In my market areas, there's a shortage of supply in the under $150,000 price range. That means that most first time buyers are getting into multiple bid situations. As both a listing and a selling agent, here's what I've seen.
First, sometimes the list price is artifically low. Maybe it's a short sale and that's the only way the seller could generate enough showings. Maybe it's a bank owned with a listing agent from 30 miles away and they're not familiar enough with the local market to price it a little higher. Or maybe the bank just wants to get it sold fast.
What I'm driving at is that the list price is not always the 'fair' market value. Usually we see that on the other end of the spectrum - where it's too high. I've also seen $89,000 properties sell for $102,000 and $107,000 homes sell for $121,000 - and pretty recently. And that means they did appraise, folks.
I always counsel my buyers that we need to be ready to move fast. Strong pre-approval is number one.
Also, be ready to scurry to get a bank specified pre-approval. Wells Fargo and Bank of America do this all the time, as do many other foreclosure (REO) vendors. Your buyer can still use their lender of choice, but they better have their info ready for a quick bank pre-approval from another lender.
If you can get your offer accepted quickly you can eliminate the multiple offer scenario. But that's happening less and less. Many banks don't allow ANY offers for the for the first seven days of a listing. Then it's open only to owner occupants for the next week, then it opens to investors.

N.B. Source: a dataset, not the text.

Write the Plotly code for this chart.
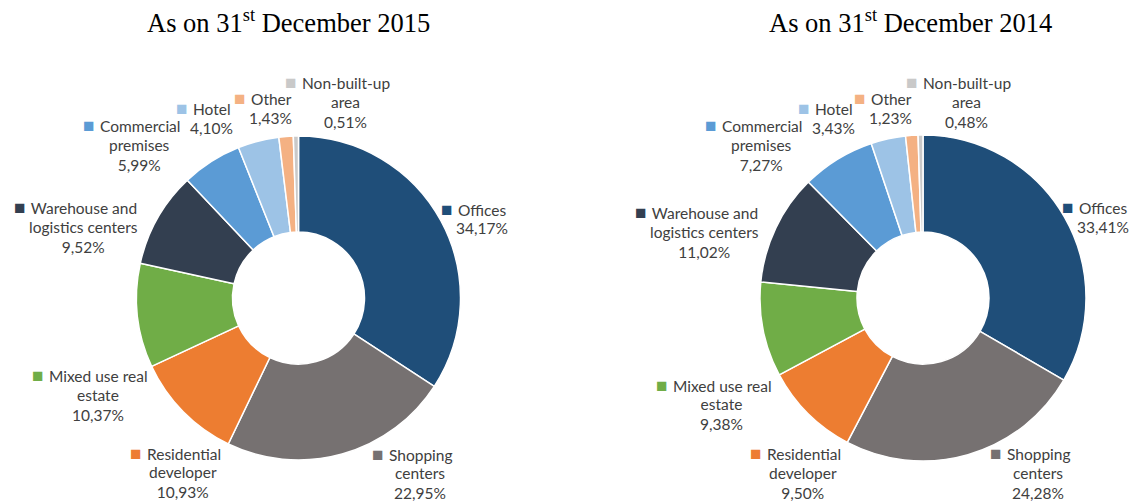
import math
import plotly.graph_objects as go

# ---------------- data ----------------
categories = ["Offices", "Shopping centers", "Residential developer", "Mixed use real estate",
              "Warehouse and logistics centers", "Commercial premises", "Hotel", "Other",
              "Non-built-up area"]
label_lines = [["Offices"], ["Shopping", "centers"], ["Residential", "developer"],
               ["Mixed use real", "estate"], ["Warehouse and", "logistics centers"],
               ["Commercial", "premises"], ["Hotel"], ["Other"], ["Non-built-up", "area"]]
values_2015 = [34.17, 22.95, 10.93, 10.37, 9.52, 5.99, 4.10, 1.43, 0.51]
values_2014 = [33.41, 24.28, 9.50, 9.38, 11.02, 7.27, 3.43, 1.23, 0.48]
title_2015 = "As on 31<sup>st</sup> December 2015"
title_2014 = "As on 31<sup>st</sup> December 2014"

# ---------------- style ----------------
colors = ["#1F4E79", "#767171", "#ED7D31", "#70AD47", "#333F50",
          "#5B9BD5", "#9DC3E6", "#F4B183", "#C9C9C9"]
W, H = 1132, 504
FS = 15.5
LS = 1.3 * FS  # plotly line spacing
LABEL_FONT = dict(family="Lato, Carlito, 'Open Sans', sans-serif", size=FS, color="#404040")
TITLE_FONT = dict(family="'Liberation Serif', 'Times New Roman', serif", size=26.5, color="#000000")
KEY_SHIFT = -8  # half width of the colour key + gap

# pie geometry in pixels (center x, center y from top, radius)
pies = [
    dict(values=values_2015, title=title_2015, cx=298.5, cy=298, r=162, title_x=288,
         nudges=[(2, 19), (66, -24), (32, 29), (5, 74), (-35, 31), (-48, 21), (-36, 20), (-12, 16), (50, 11)]),
    dict(values=values_2014, title=title_2014, cx=923, cy=298, r=163, title_x=911,
         nudges=[(0, 22), (58, -24), (26, 28), (2, 66), (-32, 23), (-53, 23), (-45, 22), (-18, 16), (47, 11)]),
]
LABEL_R = 207
HOLE_R = 66


def px(x):
    return x / W


def py(y):
    return 1 - y / H


fig = go.Figure()
annotations = []
for p in pies:
    cx, cy, r = p["cx"], p["cy"], p["r"]
    fig.add_trace(go.Pie(
        labels=categories, values=p["values"], sort=False, direction="clockwise", rotation=0,
        hole=HOLE_R / r, textinfo="none", showlegend=False,
        marker=dict(colors=colors, line=dict(color="white", width=1.5)),
        domain=dict(x=[px(cx - r), px(cx + r)], y=[py(cy + r), py(cy - r)]),
    ))
    total = sum(p["values"])
    cum = 0.0
    for i, v in enumerate(p["values"]):
        mid = (cum + v / 2) / total * 2 * math.pi
        cum += v
        lx = cx + LABEL_R * math.sin(mid) + p["nudges"][i][0]
        ly = cy - LABEL_R * math.cos(mid) + p["nudges"][i][1]
        lines = label_lines[i]
        pct = f"{v:.2f}%".replace(".", ",")
        rest = lines[1:] + [pct]
        n = len(rest) + 1
        first_y = ly - (n - 1) / 2 * LS
        rest_y = ly + LS / 2
        first = (f"<span style='color:{colors[i]};font-size:19px'>■</span>"
                 f"<span style='font-size:6px'> </span> {lines[0]}")
        annotations.append(dict(
            x=px(lx), y=py(first_y), xref="paper", yref="paper", text=first, showarrow=False,
            xanchor="center", yanchor="middle", align="center", font=LABEL_FONT, xshift=KEY_SHIFT,
        ))
        annotations.append(dict(
            x=px(lx), y=py(rest_y), xref="paper", yref="paper", text="<br>".join(rest),
            showarrow=False, xanchor="center", yanchor="middle", align="center", font=LABEL_FONT,
        ))
    annotations.append(dict(
        x=px(p["title_x"]), y=py(21), xref="paper", yref="paper", text=p["title"],
        showarrow=False, xanchor="center", yanchor="middle", font=TITLE_FONT,
    ))

fig.update_layout(
    width=W, height=H, margin=dict(l=0, r=0, t=0, b=0),
    paper_bgcolor="white", plot_bgcolor="white", annotations=annotations,
)
fig.write_html("out.html", config={"displayModeBar": False},
               post_script="document.body.style.margin='0';")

I also suggest that you forget about the list price. Do what you're supposed to do - a CMA on the property. Sure, you take into consideration its condition and its defects, but you need to establish a real value 'as is'. In some cases your buyer may elect to surpass even that amount. Maybe it's convenient to family or commuting needs. Perhaps it's the school district they really want their child to attend. Perhaps it's an REO property in (gasp!) move-in condition.
Paying a little over fair market value isn't that big of a deal when you're looking at amortizing a loan over 30 years and IF this is the property they want the most. We all get into this lowest price mindset and lose sight of the bigger picture.
Make the terms as painless as possible. Be prepared to eliminate seller concessions towards closing costs if necessary to make your 'highest & best' more attractive. I've seen banks take a lower priced but more streamlined terms offer after they call for highest & best. That's not the norm, of course, but it does happen.
I do quite well for my buyers on price and terms. But if they constantly lose house after house to superior bids, not so much. We've all worked with buyers that exhibit 'selective memory'. We still have to start from the very first meeting to establish how they will be successful in buying a new home with the least amount of stress, and to fully explain market dynamics. That's why they chose us instead of another agent.